* **What you are asked to do**
Leave the pictures out and retype the lines from the beginning through the line with "idx = d3.range(categories.length).filter(i=>values[i]!==null);", both ends included.

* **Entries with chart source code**

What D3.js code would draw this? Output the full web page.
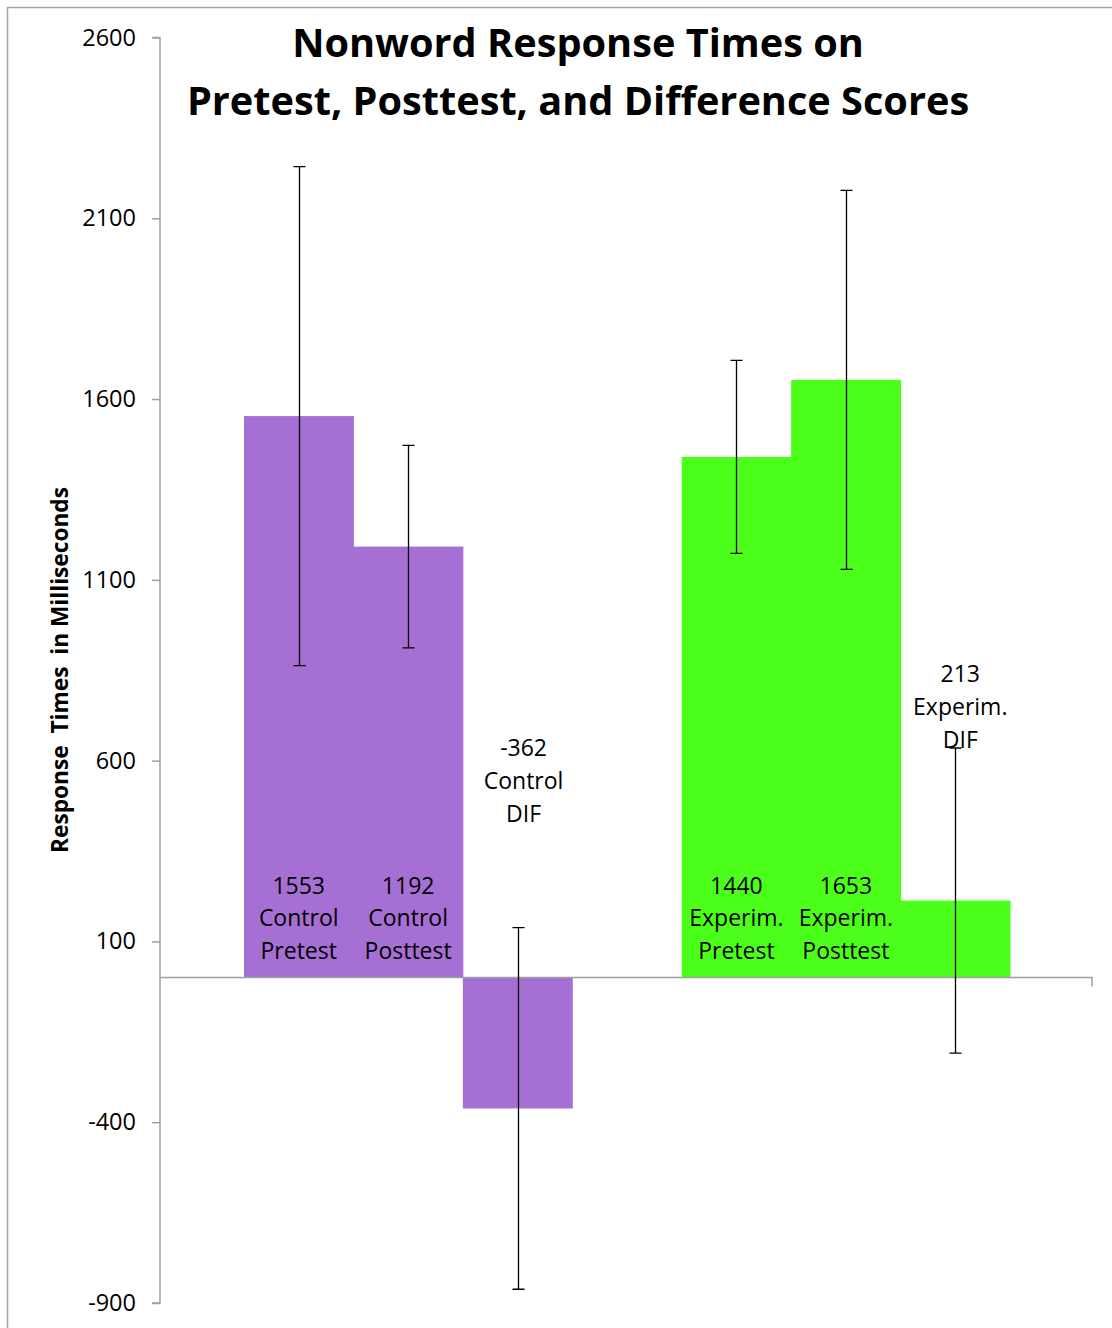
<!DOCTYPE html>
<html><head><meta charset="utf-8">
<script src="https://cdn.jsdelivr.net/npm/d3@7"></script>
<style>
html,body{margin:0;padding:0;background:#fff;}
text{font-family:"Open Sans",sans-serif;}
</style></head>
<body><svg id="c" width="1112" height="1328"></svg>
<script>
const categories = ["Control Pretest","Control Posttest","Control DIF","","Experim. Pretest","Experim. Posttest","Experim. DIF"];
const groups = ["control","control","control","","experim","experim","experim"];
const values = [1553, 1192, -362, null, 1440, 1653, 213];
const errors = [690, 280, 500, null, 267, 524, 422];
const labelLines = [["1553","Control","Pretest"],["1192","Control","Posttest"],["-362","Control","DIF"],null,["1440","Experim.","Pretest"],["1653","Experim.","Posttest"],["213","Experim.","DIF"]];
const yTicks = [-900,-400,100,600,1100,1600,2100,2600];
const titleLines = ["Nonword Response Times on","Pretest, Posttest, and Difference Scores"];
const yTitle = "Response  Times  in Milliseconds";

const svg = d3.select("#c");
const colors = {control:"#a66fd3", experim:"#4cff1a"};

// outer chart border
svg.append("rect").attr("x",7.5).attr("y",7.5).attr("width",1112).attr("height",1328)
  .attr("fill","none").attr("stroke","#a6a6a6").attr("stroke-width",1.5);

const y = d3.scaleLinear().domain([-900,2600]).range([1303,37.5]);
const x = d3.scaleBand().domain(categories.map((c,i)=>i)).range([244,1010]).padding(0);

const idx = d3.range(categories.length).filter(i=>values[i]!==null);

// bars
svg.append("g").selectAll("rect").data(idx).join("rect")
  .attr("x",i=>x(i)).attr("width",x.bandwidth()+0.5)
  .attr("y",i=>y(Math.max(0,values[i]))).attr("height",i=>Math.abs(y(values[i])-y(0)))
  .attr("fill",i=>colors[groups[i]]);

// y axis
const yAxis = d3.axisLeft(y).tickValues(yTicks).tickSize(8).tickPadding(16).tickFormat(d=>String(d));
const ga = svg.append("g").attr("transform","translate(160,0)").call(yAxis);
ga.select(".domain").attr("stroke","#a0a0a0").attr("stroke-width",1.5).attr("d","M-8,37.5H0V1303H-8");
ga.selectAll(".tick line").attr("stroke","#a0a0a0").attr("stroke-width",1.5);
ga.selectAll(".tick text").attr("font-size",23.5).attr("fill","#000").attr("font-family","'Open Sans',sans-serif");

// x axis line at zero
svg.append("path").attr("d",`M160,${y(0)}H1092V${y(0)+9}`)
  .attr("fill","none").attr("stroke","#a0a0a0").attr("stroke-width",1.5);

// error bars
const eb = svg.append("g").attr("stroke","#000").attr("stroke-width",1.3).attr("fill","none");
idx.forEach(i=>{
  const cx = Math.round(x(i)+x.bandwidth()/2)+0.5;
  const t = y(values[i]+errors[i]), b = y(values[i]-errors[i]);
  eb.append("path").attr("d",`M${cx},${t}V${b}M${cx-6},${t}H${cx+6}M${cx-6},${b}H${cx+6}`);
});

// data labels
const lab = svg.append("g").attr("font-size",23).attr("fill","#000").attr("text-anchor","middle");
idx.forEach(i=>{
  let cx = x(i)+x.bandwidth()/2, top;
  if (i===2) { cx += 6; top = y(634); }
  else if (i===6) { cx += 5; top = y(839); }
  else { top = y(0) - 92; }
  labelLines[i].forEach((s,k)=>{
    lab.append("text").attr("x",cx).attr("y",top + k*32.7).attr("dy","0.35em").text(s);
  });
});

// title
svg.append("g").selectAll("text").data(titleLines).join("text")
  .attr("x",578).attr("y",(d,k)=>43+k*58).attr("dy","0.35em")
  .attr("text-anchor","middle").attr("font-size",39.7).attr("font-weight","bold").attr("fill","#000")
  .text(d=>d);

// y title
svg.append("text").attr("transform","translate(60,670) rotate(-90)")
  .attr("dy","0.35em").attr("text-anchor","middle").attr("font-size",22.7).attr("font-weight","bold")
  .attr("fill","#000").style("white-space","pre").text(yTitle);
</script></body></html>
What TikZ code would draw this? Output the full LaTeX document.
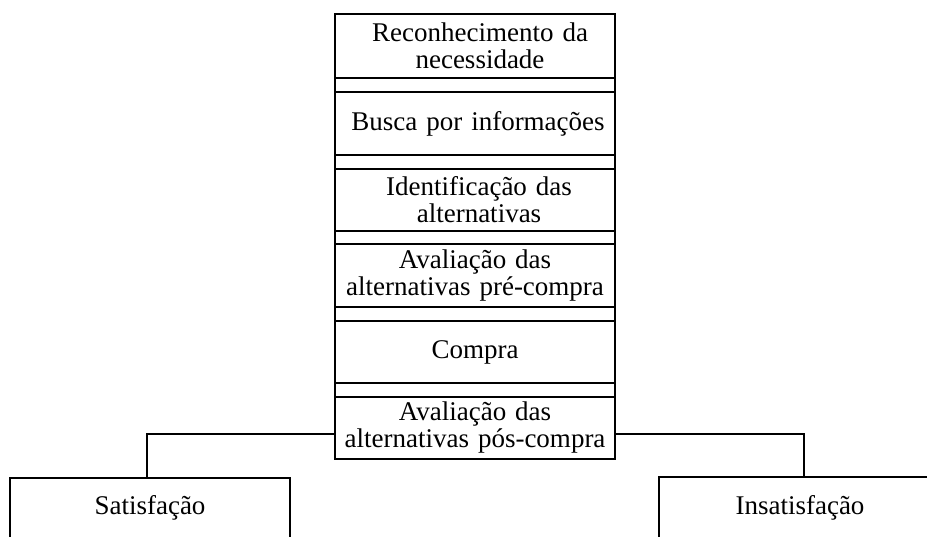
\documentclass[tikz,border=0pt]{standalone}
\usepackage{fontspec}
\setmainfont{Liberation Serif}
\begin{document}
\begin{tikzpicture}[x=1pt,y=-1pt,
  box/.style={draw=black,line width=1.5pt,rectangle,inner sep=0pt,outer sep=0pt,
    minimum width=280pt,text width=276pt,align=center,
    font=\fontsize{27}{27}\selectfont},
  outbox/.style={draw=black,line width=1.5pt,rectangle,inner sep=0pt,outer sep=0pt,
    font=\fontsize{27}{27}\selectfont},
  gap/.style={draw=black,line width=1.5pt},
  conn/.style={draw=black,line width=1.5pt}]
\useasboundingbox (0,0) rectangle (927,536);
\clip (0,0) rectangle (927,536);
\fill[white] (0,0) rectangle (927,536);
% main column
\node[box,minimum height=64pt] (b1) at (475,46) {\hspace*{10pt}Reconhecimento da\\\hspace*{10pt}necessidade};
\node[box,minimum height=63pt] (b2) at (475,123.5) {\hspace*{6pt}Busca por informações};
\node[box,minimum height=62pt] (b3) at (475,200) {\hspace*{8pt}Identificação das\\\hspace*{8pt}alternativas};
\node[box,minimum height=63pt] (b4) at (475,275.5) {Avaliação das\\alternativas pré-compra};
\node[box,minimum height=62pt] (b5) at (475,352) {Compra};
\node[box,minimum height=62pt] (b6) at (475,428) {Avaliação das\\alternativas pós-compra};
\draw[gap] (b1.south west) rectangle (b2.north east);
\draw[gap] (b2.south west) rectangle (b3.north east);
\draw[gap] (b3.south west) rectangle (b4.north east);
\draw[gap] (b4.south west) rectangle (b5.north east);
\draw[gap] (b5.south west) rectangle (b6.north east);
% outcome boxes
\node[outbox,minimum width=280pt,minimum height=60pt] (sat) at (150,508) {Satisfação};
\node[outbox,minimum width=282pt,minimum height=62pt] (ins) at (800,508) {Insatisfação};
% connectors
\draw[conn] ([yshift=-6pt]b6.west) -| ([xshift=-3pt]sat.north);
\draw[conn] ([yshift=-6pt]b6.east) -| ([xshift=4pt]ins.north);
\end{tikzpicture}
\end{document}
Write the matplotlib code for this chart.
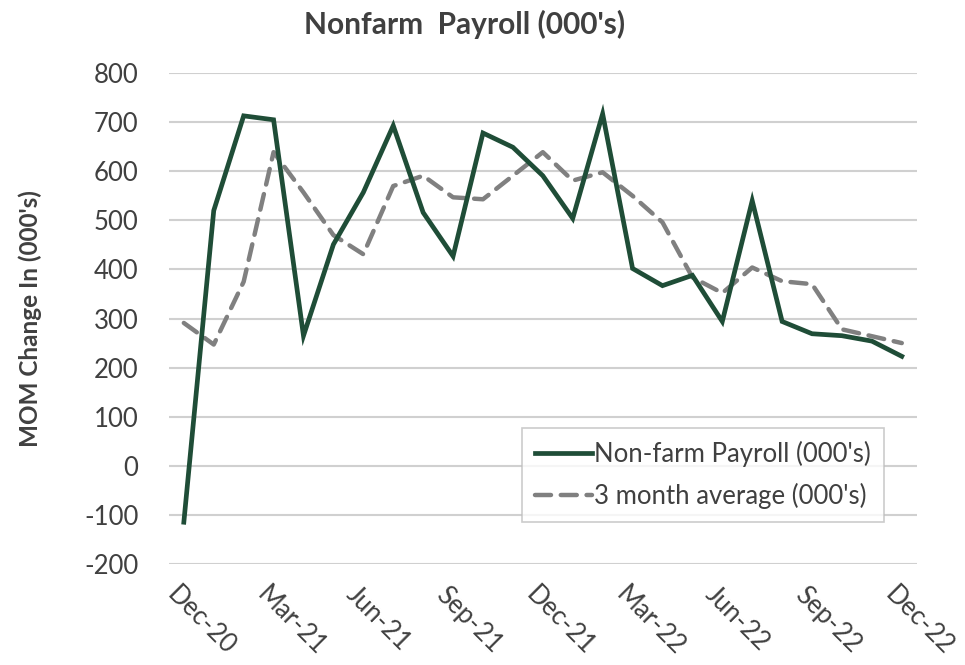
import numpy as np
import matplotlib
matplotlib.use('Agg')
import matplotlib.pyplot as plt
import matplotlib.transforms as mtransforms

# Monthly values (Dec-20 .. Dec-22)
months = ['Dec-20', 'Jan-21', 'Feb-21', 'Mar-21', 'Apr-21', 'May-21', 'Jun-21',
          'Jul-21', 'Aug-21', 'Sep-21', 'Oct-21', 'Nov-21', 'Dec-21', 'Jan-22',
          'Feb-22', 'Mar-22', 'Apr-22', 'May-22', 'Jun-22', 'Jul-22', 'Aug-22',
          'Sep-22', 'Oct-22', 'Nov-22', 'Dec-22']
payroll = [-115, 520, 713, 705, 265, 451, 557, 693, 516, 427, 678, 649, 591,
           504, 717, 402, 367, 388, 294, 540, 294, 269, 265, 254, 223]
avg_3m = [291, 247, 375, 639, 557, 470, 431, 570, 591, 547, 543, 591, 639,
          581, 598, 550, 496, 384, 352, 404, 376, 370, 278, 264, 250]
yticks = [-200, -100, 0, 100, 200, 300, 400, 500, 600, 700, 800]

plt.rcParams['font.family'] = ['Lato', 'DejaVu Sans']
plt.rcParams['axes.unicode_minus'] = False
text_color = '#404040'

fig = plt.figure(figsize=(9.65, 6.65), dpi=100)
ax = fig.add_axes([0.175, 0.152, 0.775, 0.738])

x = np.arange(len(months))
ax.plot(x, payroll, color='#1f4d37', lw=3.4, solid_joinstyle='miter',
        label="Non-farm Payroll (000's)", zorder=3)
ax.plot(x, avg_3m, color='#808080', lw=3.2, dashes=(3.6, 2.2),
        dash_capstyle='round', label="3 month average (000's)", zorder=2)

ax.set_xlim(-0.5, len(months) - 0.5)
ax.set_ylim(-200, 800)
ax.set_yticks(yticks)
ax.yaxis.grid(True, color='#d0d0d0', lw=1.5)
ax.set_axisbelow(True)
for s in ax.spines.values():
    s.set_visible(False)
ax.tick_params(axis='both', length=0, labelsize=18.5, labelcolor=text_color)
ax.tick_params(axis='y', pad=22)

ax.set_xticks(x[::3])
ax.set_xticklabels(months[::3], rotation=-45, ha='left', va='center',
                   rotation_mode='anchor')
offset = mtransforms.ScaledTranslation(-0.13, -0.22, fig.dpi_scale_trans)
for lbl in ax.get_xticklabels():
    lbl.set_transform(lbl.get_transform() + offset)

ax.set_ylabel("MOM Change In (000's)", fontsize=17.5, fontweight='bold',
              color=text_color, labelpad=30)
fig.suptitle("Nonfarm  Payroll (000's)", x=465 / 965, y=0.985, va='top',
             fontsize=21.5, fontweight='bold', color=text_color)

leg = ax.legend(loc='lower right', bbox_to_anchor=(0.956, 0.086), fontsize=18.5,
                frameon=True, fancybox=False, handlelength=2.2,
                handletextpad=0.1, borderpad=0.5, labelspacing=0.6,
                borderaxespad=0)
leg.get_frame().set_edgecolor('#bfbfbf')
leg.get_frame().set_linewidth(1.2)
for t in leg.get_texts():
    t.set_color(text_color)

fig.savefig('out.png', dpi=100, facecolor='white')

* **Complete response**
What D3.js code would draw this? Output the full web page.
<!DOCTYPE html>
<html><head><meta charset="utf-8">
<script src="https://cdn.jsdelivr.net/npm/d3@7"></script>
<style>
html,body{margin:0;padding:0;background:#fff;}
text{font-family:"Open Sans",sans-serif;}
</style></head>
<body><svg id="c" width="1112" height="1328"></svg>
<script>
const categories = ["Control Pretest","Control Posttest","Control DIF","","Experim. Pretest","Experim. Posttest","Experim. DIF"];
const groups = ["control","control","control","","experim","experim","experim"];
const values = [1553, 1192, -362, null, 1440, 1653, 213];
const errors = [690, 280, 500, null, 267, 524, 422];
const labelLines = [["1553","Control","Pretest"],["1192","Control","Posttest"],["-362","Control","DIF"],null,["1440","Experim.","Pretest"],["1653","Experim.","Posttest"],["213","Experim.","DIF"]];
const yTicks = [-900,-400,100,600,1100,1600,2100,2600];
const titleLines = ["Nonword Response Times on","Pretest, Posttest, and Difference Scores"];
const yTitle = "Response  Times  in Milliseconds";

const svg = d3.select("#c");
const colors = {control:"#a66fd3", experim:"#4cff1a"};

// outer chart border
svg.append("rect").attr("x",7.5).attr("y",7.5).attr("width",1112).attr("height",1328)
  .attr("fill","none").attr("stroke","#a6a6a6").attr("stroke-width",1.5);

const y = d3.scaleLinear().domain([-900,2600]).range([1303,37.5]);
const x = d3.scaleBand().domain(categories.map((c,i)=>i)).range([244,1010]).padding(0);

const idx = d3.range(categories.length).filter(i=>values[i]!==null);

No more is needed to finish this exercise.